● Source material

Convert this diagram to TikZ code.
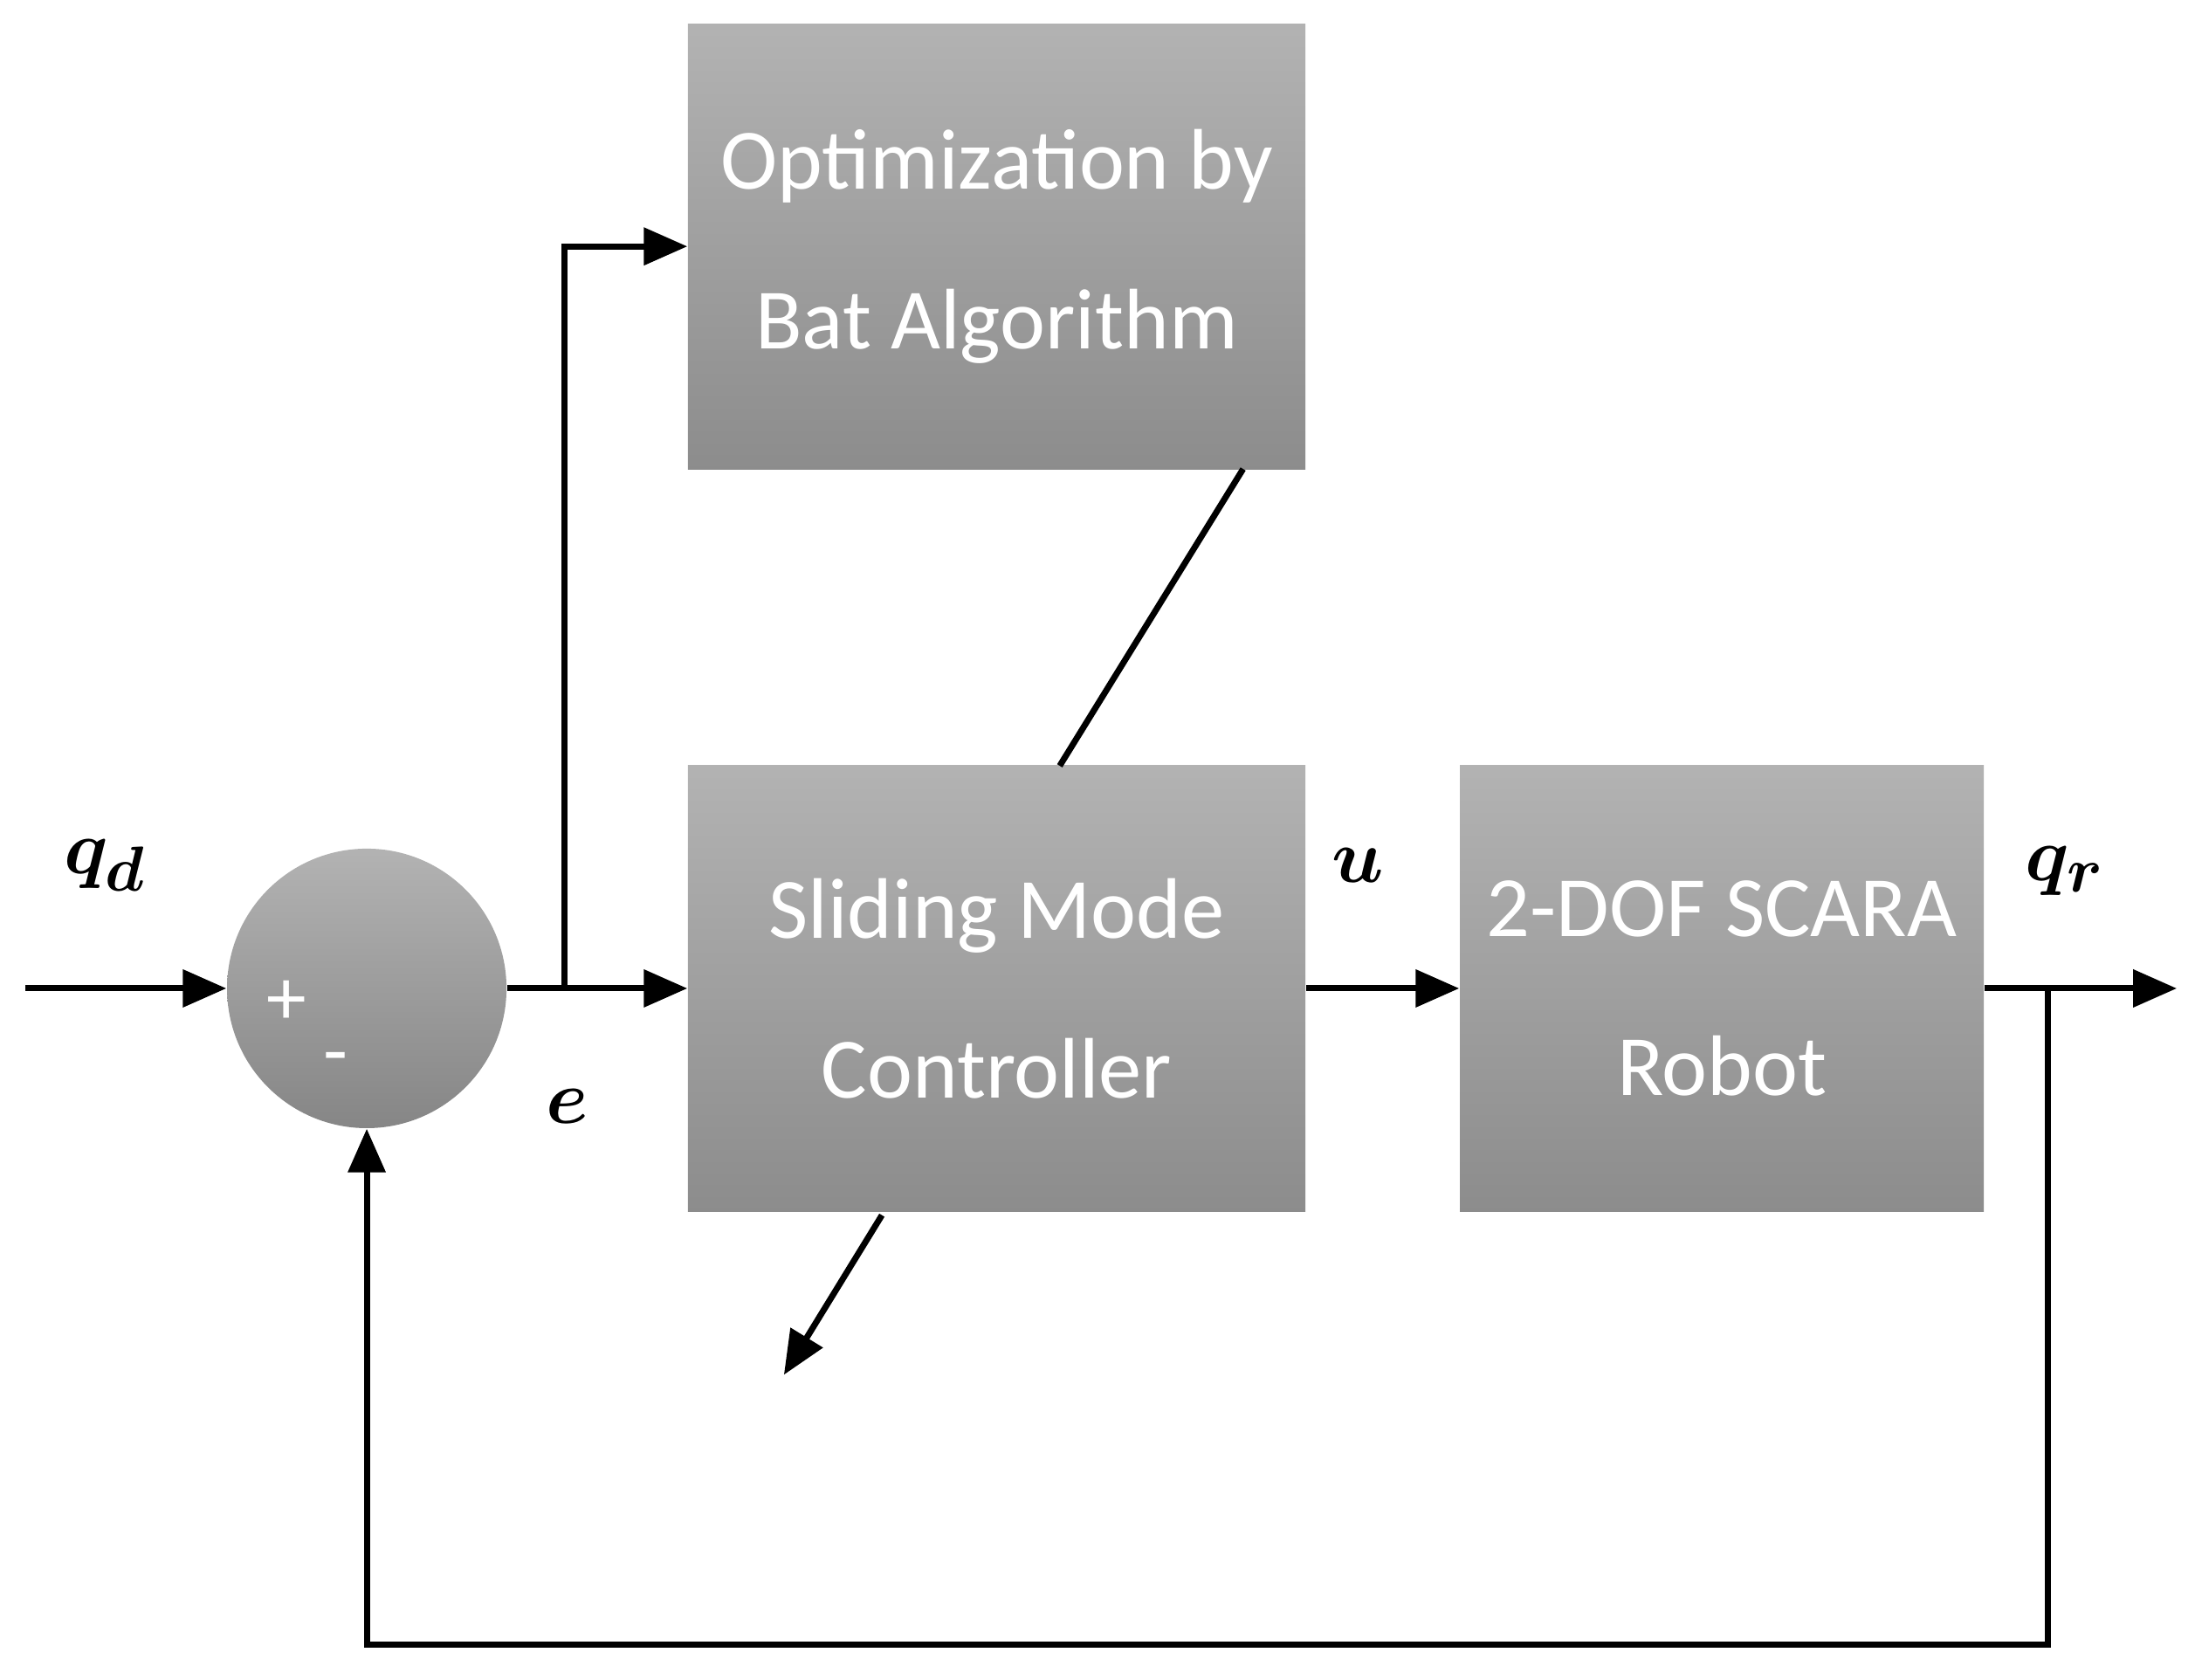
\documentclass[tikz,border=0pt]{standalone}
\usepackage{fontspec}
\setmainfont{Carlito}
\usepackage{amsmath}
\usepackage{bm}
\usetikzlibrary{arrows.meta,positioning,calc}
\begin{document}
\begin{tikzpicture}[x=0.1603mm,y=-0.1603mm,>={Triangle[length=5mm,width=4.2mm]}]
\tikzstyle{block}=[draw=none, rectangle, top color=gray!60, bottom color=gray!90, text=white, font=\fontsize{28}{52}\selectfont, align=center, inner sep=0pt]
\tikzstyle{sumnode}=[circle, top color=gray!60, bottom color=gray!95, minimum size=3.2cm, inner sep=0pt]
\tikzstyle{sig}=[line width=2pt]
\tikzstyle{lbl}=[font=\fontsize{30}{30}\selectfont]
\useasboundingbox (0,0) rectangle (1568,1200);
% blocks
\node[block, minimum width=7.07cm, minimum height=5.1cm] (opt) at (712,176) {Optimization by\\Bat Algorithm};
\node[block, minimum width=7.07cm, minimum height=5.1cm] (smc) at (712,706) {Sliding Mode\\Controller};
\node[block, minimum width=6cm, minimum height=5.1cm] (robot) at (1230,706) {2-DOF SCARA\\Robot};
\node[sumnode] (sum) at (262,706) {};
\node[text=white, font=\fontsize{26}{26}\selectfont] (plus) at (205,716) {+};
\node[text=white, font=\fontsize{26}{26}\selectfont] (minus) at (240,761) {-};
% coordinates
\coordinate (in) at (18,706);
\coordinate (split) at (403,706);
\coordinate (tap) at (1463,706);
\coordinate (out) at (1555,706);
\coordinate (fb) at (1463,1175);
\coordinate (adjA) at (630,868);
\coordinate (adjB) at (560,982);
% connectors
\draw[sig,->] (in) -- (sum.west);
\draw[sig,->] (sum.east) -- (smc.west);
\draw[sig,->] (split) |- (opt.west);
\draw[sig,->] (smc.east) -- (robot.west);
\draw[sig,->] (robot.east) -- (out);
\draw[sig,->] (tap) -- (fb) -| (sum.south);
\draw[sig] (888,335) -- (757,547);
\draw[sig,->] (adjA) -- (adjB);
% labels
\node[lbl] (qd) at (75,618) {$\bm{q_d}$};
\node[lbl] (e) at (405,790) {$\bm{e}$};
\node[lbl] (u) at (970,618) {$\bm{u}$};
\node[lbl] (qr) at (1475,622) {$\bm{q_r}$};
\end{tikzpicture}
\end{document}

● To be done
Give an exact reproduction of every line, leaving out any picture.

● Result for this exercise
Convert this diagram to TikZ code.
\documentclass[tikz,border=0pt]{standalone}
\usepackage{fontspec}
\setmainfont{Carlito}
\usepackage{amsmath}
\usepackage{bm}
\usetikzlibrary{arrows.meta,positioning,calc}
\begin{document}
\begin{tikzpicture}[x=0.1603mm,y=-0.1603mm,>={Triangle[length=5mm,width=4.2mm]}]
\tikzstyle{block}=[draw=none, rectangle, top color=gray!60, bottom color=gray!90, text=white, font=\fontsize{28}{52}\selectfont, align=center, inner sep=0pt]
\tikzstyle{sumnode}=[circle, top color=gray!60, bottom color=gray!95, minimum size=3.2cm, inner sep=0pt]
\tikzstyle{sig}=[line width=2pt]
\tikzstyle{lbl}=[font=\fontsize{30}{30}\selectfont]
\useasboundingbox (0,0) rectangle (1568,1200);
% blocks
\node[block, minimum width=7.07cm, minimum height=5.1cm] (opt) at (712,176) {Optimization by\\Bat Algorithm};
\node[block, minimum width=7.07cm, minimum height=5.1cm] (smc) at (712,706) {Sliding Mode\\Controller};
\node[block, minimum width=6cm, minimum height=5.1cm] (robot) at (1230,706) {2-DOF SCARA\\Robot};
\node[sumnode] (sum) at (262,706) {};
\node[text=white, font=\fontsize{26}{26}\selectfont] (plus) at (205,716) {+};
\node[text=white, font=\fontsize{26}{26}\selectfont] (minus) at (240,761) {-};
% coordinates
\coordinate (in) at (18,706);
\coordinate (split) at (403,706);
\coordinate (tap) at (1463,706);
\coordinate (out) at (1555,706);
\coordinate (fb) at (1463,1175);
\coordinate (adjA) at (630,868);
\coordinate (adjB) at (560,982);
% connectors
\draw[sig,->] (in) -- (sum.west);
\draw[sig,->] (sum.east) -- (smc.west);
\draw[sig,->] (split) |- (opt.west);
\draw[sig,->] (smc.east) -- (robot.west);
\draw[sig,->] (robot.east) -- (out);
\draw[sig,->] (tap) -- (fb) -| (sum.south);
\draw[sig] (888,335) -- (757,547);
\draw[sig,->] (adjA) -- (adjB);
% labels
\node[lbl] (qd) at (75,618) {$\bm{q_d}$};
\node[lbl] (e) at (405,790) {$\bm{e}$};
\node[lbl] (u) at (970,618) {$\bm{u}$};
\node[lbl] (qr) at (1475,622) {$\bm{q_r}$};
\end{tikzpicture}
\end{document}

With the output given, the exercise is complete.